U.S. Funds For Pakistan's F-16s Will Anger India

In 1981, about two years after the Soviet Union invaded Afghanistan, the United States provided General Zia-ul-Haq, Pakistan's military ruler, with $3.2 billion in loans and grants. The idea was to elicit Pakistan's help in ousting the Soviets from Afghanistan. Included in this package, at Pakistan's insistence, were 40 F-16 aircraft. India and human rights organizations in the United States argued that the aircraft could only serve one purpose: to launch a major conventional war with India. The sale went through anyway, with disastrous results. India turned to the Soviets for arms, kicking off an arms race on the subcontinent that ultimately led to Pakistan's clandestine nuclear weapons program.

Last week the Bush administration proposed repeating this mistake. It wants to divert funds earmarked for counterterrorism to upgrade Pakistan's fleet of F-16s. This would do little or nothing to strengthen the Pakistani military's counterterrorism capabilities. Instead, it would give the Pakistani Air Force greater strike capabilities against India.
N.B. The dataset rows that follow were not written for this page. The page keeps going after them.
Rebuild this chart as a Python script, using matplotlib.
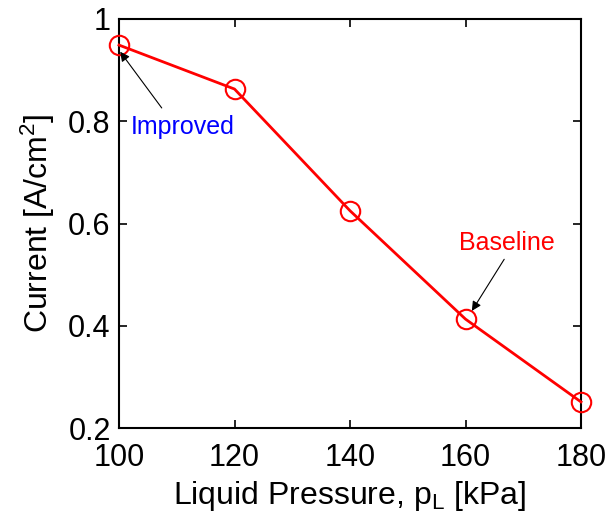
import matplotlib
matplotlib.use("Agg")
import matplotlib.pyplot as plt

pressure = [100, 120, 140, 160, 180]
current = [0.949, 0.863, 0.625, 0.413, 0.251]
xticks = [100, 120, 140, 160, 180]
yticks = [0.2, 0.4, 0.6, 0.8, 1.0]
ytick_labels = ["0.2", "0.4", "0.6", "0.8", "1"]

plt.rcParams['font.family'] = ['Liberation Sans', 'DejaVu Sans']
plt.rcParams['mathtext.fontset'] = 'custom'
plt.rcParams['mathtext.rm'] = 'Liberation Sans'
plt.rcParams['mathtext.it'] = 'Liberation Sans'

fig = plt.figure(figsize=(6.07, 5.2), dpi=100)
ax = fig.add_axes([119/607, 1-428/520, (581-119)/607, (428-19)/520])
ax.plot(pressure, current, color='red', lw=2, marker='o', ms=14,
        mfc='none', mec='red', mew=1.5, clip_on=False, zorder=3)
ax.set_xlim(100, 180)
ax.set_ylim(0.2, 1.0)
ax.set_xticks(xticks)
ax.set_xticklabels([str(t) for t in xticks])
ax.set_yticks(yticks)
ax.set_yticklabels(ytick_labels)
ax.tick_params(direction='in', top=True, right=True, labelsize=22, length=6, width=1.2)
ax.tick_params(axis='x', pad=11)
ax.tick_params(axis='y', pad=6)
for s in ax.spines.values():
    s.set_linewidth(1.5)
ax.set_xlabel("Liquid Pressure, p$_\\mathrm{L}$ [kPa]", fontsize=23, labelpad=4)
ax.set_ylabel("Current [A/cm$^\\mathrm{2}$]", fontsize=23, labelpad=8)

# annotations (text positions and arrow tails in data coordinates)
ax.text(111.1, 0.789, "Improved", color='blue', fontsize=18, ha='center', va='center')
ax.annotate("", xy=(100.2, 0.936), xytext=(107.4, 0.826),
            arrowprops=dict(arrowstyle='-|>', color='black', lw=0.8, shrinkA=0, shrinkB=0,
                            mutation_scale=14))
ax.text(167.2, 0.562, "Baseline", color='red', fontsize=18, ha='center', va='center')
ax.annotate("", xy=(161.1, 0.429), xytext=(166.7, 0.530),
            arrowprops=dict(arrowstyle='-|>', color='black', lw=0.8, shrinkA=0, shrinkB=0,
                            mutation_scale=14))

fig.savefig("out.png", dpi=100)
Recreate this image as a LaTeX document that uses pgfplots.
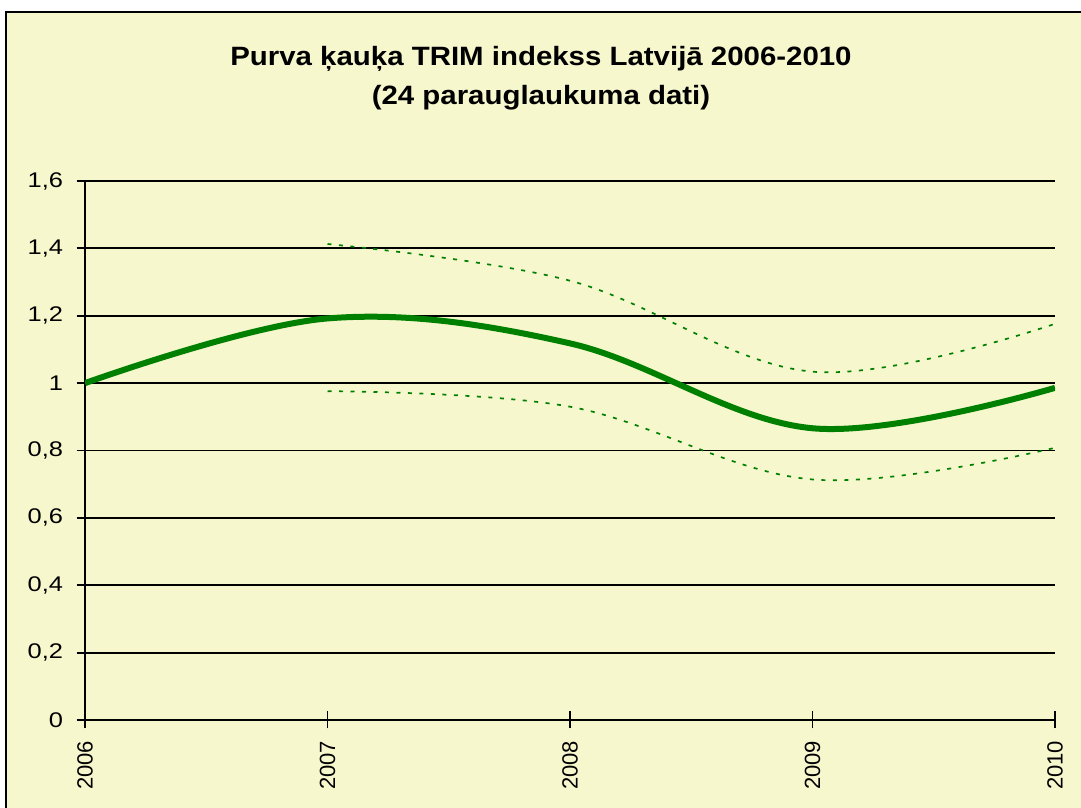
\documentclass[border=0pt]{standalone}
\usepackage{fontspec}
\setmainfont{Liberation Sans}
\newfontfamily\ytickfont[FakeStretch=1.2]{Liberation Sans}
\usepackage{pgfplots}
\pgfplotsset{compat=1.18}

\definecolor{chartbg}{RGB}{247,247,206}
\definecolor{kgreen}{RGB}{0,128,0}

\begin{document}
\begin{tikzpicture}
  % page is 1081x808 px at 0.5pt per px
  \useasboundingbox (0,0) rectangle (540.5pt,404pt);
  \draw[line width=1pt, fill=chartbg] (3pt,-5pt) rectangle (546pt,398pt);

  \node[anchor=base, xscale=1.11, font=\bfseries\fontsize{13.25}{16}\selectfont, inner sep=0pt]
    at (270.5pt,371.2pt) {Purva ķauķa TRIM indekss Latvijā 2006-2010};
  \node[anchor=base, xscale=1.11, font=\bfseries\fontsize{13.25}{16}\selectfont, inner sep=0pt]
    at (270.5pt,351.6pt) {(24 parauglaukuma dati)};

  \begin{axis}[
      at={(42.5pt,44pt)}, anchor=south west,
      scale only axis,
      width=485pt, height=269.5pt,
      xmin=2006, xmax=2010,
      ymin=0, ymax=1.6,
      xtick={2006,2007,2008,2009,2010},
      xticklabels={2006,2007,2008,2009,2010},
      ytick={0,0.2,0.4,0.6,0.8,1,1.2,1.4,1.6},
      axis x line*=bottom,
      axis y line*=left,
      axis line style={line width=0.9pt, black},
      ymajorgrids,
      major grid style={line width=0.9pt, black},
      tick style={line width=0.9pt, black},
      major tick length=8.5pt,
      tick align=center,
      /pgf/number format/use comma,
      /pgf/number format/assume math mode=true,
      xticklabel style={font=\fontsize{11}{13}\selectfont, yshift=-6pt, rotate=90, anchor=east, inner sep=0pt},
      yticklabel style={font=\ytickfont\fontsize{10.6}{12}\selectfont, anchor=east, inner sep=0pt, xshift=-6.5pt},
    ]
    \addplot[kgreen, line width=3pt, smooth, tension=0.6] coordinates {
      (2006,1.000) (2007,1.192) (2008,1.118) (2009,0.866) (2010,0.986)};
    \addplot[kgreen, line width=0.85pt, dash pattern=on 2pt off 3.75pt, smooth, tension=0.6] coordinates {
      (2007,1.413) (2008,1.304) (2009,1.034) (2010,1.176)};
    \addplot[kgreen, line width=0.85pt, dash pattern=on 2pt off 3.75pt, smooth, tension=0.6] coordinates {
      (2007,0.976) (2008,0.930) (2009,0.714) (2010,0.808)};
  \end{axis}
\end{tikzpicture}
\end{document}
This would give India an incentive to hasten the on-going modernization of its air force and expand its capabilities, thereby precipitating a further arms buildup in the region.

Since September 11, 2001, the Bush administration has delivered close to $10 billion in economic and military assistance to the military regime of General Pervez Musharraf. As of late 2007, U.S. officials have been aware that a disproportionate segment of military assistance intended for counterterrorism has instead been diverted to acquiring military technology best suited for a war against India. Although India has not yet responded militarily to these Pakistani malfeasances, its patience is finite. If the Bush administration diverts counterterrorism funds to the enhancement of Pakistan's strike capabilities, New Delhi will be forced to reassess its growing strategic partnership with the United States.

Bolstering Pakistan's air force could not have come at a more inopportune moment in U.S.-South Asian relations. Just last week Prime Minister Singh braved unbridled parliamentary opposition designed to bring down his regime to ensure that his government could proceed apace with the U.S.-India civil nuclear agreement. To abruptly offer technology upgrades to the Pakistan's air power would be construed as a gratuitous insult to an emerging great power and a potential strategic partner. This decision will undermine Prime Minister Singh's resolve to forge a viable working relationship with the United States. His critics from both ends of the political spectrum will now gleefully caricature his seeming naïvete in reposing his trust in the United States. To protect his domestic flanks, Singh may now have to authorize the acquisition of 120 new long range strike aircraft to replace an aging Soviet-era fleet. He surely won't do his shopping in the United States.

The decision is also a setback to democracy in Pakistan. In February, General Musharraf's minions lost Pakistan's parliamentary elections and a coalition government came to power. This elected civilian government has yet to consolidate its position after nearly a decade of military rule. Removing critical funds intended to help stem the terror that threatens to engulf Pakistan and placing them at the disposal of a bloated military establishment is hardly conducive to the fostering of a working democracy.

The experience of the 1980s offers an object lesson to the United States. At that time, a number of analysts of South Asian security issues, both within and outside of government, quickly learned that substantial assistance intended for the Afghans made its way into the pockets of the Pakistani military establishment. Given the anti-Soviet crusade under way at the time, Congress kept mum; it was not about to challenge a popular president who was trying to stand up to the Communist foe. This time around, it would be tragic if Congress were to roll over for fear of seeming weak on terror. The costs are likely to be high.